With the tomatoes done and your onions caramelized, the pie crust blind-baked and the pug frenzied, let’s prep the last piece of the puzzle – the creamy goat cheese mixture. I spent some time thinking about mayonnaise alternatives the other day and thought that I had really honed in on something brilliant when I thought that using buttermilk to thin the cheese was perfect. But when I got to the store, I decided that no one packages buttermilk in small enough containers and was drawn to the tiny, adorable bottle of goat’s milk. Lightbulb! Of course goat’s milk would be perfect here. It’s tangy, it comes in a small bottle so I don’t need to waste any, and it tastes exactly like goat cheese (wonder why). Now, that being said, if you can’t find goat’s milk, don’t want to find goat’s milk, or would prefer to just use mayonnaise and/or buttermilk here, please do so. Just make sure the mixture is at a spreadable consistency when you’re done.

In a small bowl, combine the herbs, goat cheese, milk of your choosing, mayonnaise and parmesan and mix until smooth and spready.

Let’s build our pie! Grab the crust and arrange some tomato slices in one layer on the bottom.

Now, drawing on your lasagna-making skills, spread a layer of the goat cheese mixture on top of the tomatoes and then add a layer of caramelized onions. Be sure to season throughout with salt and pepper.


Until you finally get to the point where there is just no more room. For me, it took about 3 layers of everything.
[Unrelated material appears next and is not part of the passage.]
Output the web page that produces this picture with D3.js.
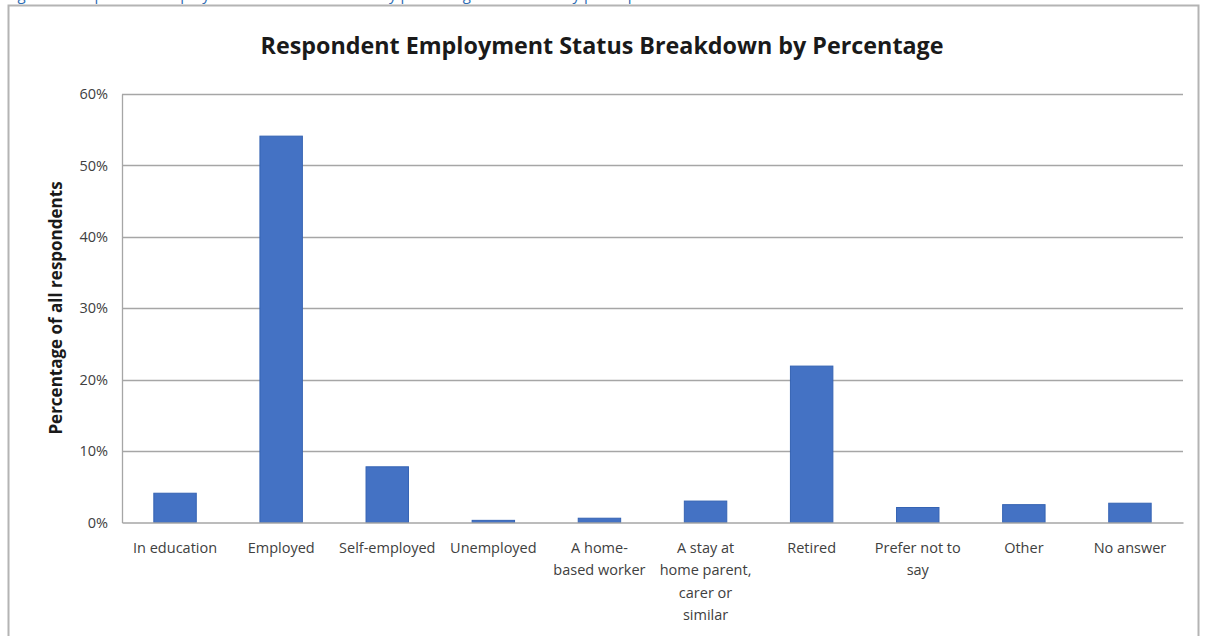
<!DOCTYPE html>
<html><head><meta charset="utf-8">
<script src="https://cdn.jsdelivr.net/npm/d3@7"></script>
<style>html,body{margin:0;padding:0;background:#fff;overflow:hidden}</style>
</head><body>
<script>
const categories = ["In education","Employed","Self-employed","Unemployed","A home-based worker","A stay at home parent, carer or similar","Retired","Prefer not to say","Other","No answer"];
const labelLines = [["In education"],["Employed"],["Self-employed"],["Unemployed"],["A home-","based worker"],["A stay at","home parent,","carer or","similar"],["Retired"],["Prefer not to","say"],["Other"],["No answer"]];
const values = [4.1, 54.1, 7.8, 0.3, 0.6, 3.0, 21.9, 2.1, 2.5, 2.7];
const yTicks = [0,10,20,30,40,50,60];
const title = "Respondent Employment Status Breakdown by Percentage";
const yTitle = "Percentage of all respondents";
const caption = "Figure 9: Respondent employment status breakdown by percentage for the survey participants";

const W = 1207, H = 636;
const font = "'Open Sans', Lato, sans-serif";
const svg = d3.select("body").append("svg").attr("width", W).attr("height", H);

// caption (cut off at top, as in the reference)
svg.append("text").attr("x", 6).attr("y", 0).attr("fill", "#2e6db4")
  .attr("font-family", font).attr("font-size", 15).text(caption);

// outer frame
svg.append("rect").attr("x", 8.5).attr("y", 5.5).attr("width", 1190).attr("height", 640)
  .attr("fill", "#fff").attr("stroke", "#b4b4b4").attr("stroke-width", 2);

const plot = {left: 122, right: 1183, top: 94, bottom: 522.5};
const x = d3.scaleBand().domain(categories).range([plot.left, plot.right]).paddingInner(0.6).paddingOuter(0.3);
const y = d3.scaleLinear().domain([0, 60]).range([plot.bottom, plot.top]);

// gridlines
svg.append("g").selectAll("line").data(yTicks.filter(d => d > 0)).join("line")
  .attr("x1", plot.left).attr("x2", plot.right)
  .attr("y1", d => Math.round(y(d)) + 0.5).attr("y2", d => Math.round(y(d)) + 0.5)
  .attr("stroke", "#a6a6a6").attr("stroke-width", 1.3);

// y axis labels
const yAxis = d3.axisLeft(y).tickValues(yTicks).tickFormat(d => d + "%").tickSize(0).tickPadding(14);
const ya = svg.append("g").attr("transform", `translate(${plot.left},0)`).call(yAxis);
ya.select(".domain").attr("stroke", "#a6a6a6").attr("stroke-width", 1.3);
ya.selectAll("text").attr("font-family", font).attr("font-size", 14.5).attr("fill", "#404040");

// bars
svg.append("g").selectAll("rect").data(values).join("rect")
  .attr("x", (d, i) => x(categories[i])).attr("width", x.bandwidth())
  .attr("y", d => y(d)).attr("height", d => y(0) - y(d))
  .attr("fill", "#4472c4").attr("stroke", "#3563b3").attr("stroke-width", 1);

// x axis
const xa = svg.append("g").attr("transform", `translate(0,${plot.bottom})`)
  .call(d3.axisBottom(x).tickSize(0).tickFormat(""));
xa.select(".domain").attr("stroke", "#a6a6a6").attr("stroke-width", 1.3);
xa.selectAll(".tick").each(function(d, i) {
  const t = d3.select(this).append("text").attr("fill", "#404040")
    .attr("font-family", font).attr("font-size", 14.5).attr("text-anchor", "middle");
  labelLines[i].forEach((ln, k) => t.append("tspan").attr("x", 0).attr("y", 30 + k * 22.5).text(ln));
});

// title
svg.append("text").attr("x", 602).attr("y", 54).attr("text-anchor", "middle")
  .attr("font-family", font).attr("font-weight", "bold").attr("font-size", 23.3)
  .attr("fill", "#1a1a1a").text(title);

// y title
svg.append("text").attr("transform", "translate(62,308) rotate(-90)").attr("text-anchor", "middle")
  .attr("font-family", font).attr("font-weight", "bold").attr("font-size", 17)
  .attr("fill", "#1a1a1a").text(yTitle);
</script>
</body></html>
Top the pie with the last of your goat cheese mixture and some onions and top with a generous dusting of parmesan cheese.

Now, place the pie on a sheet pan for easy removal and to capture any spillage that may happen and bake for 45 – 55 minutes until the top is golden brown and bubbly.

Now, I’m not one to let things cool. I’ve said it before. But with this – you must let the pie sit for at least 15 minutes or you’ll end up with tomatocheesecrustsoup. That’s not what we’re going for here. If you’re hungry, have a glass of milk and a piece of cheese – my mother’s answer to every “I’m hungry” that I ever uttered. In retrospect, she may have worked for the National Dairy Council.

When the time comes, and come it will, slice your pie and go to town. I think that I’ve managed to master a great balance here – sweet tomatoes and onions with tangy goat cheese. It’s delicious.

At this rate, by the time I’m 45, I will have caught up for the years of tomatolessness. Enjoy.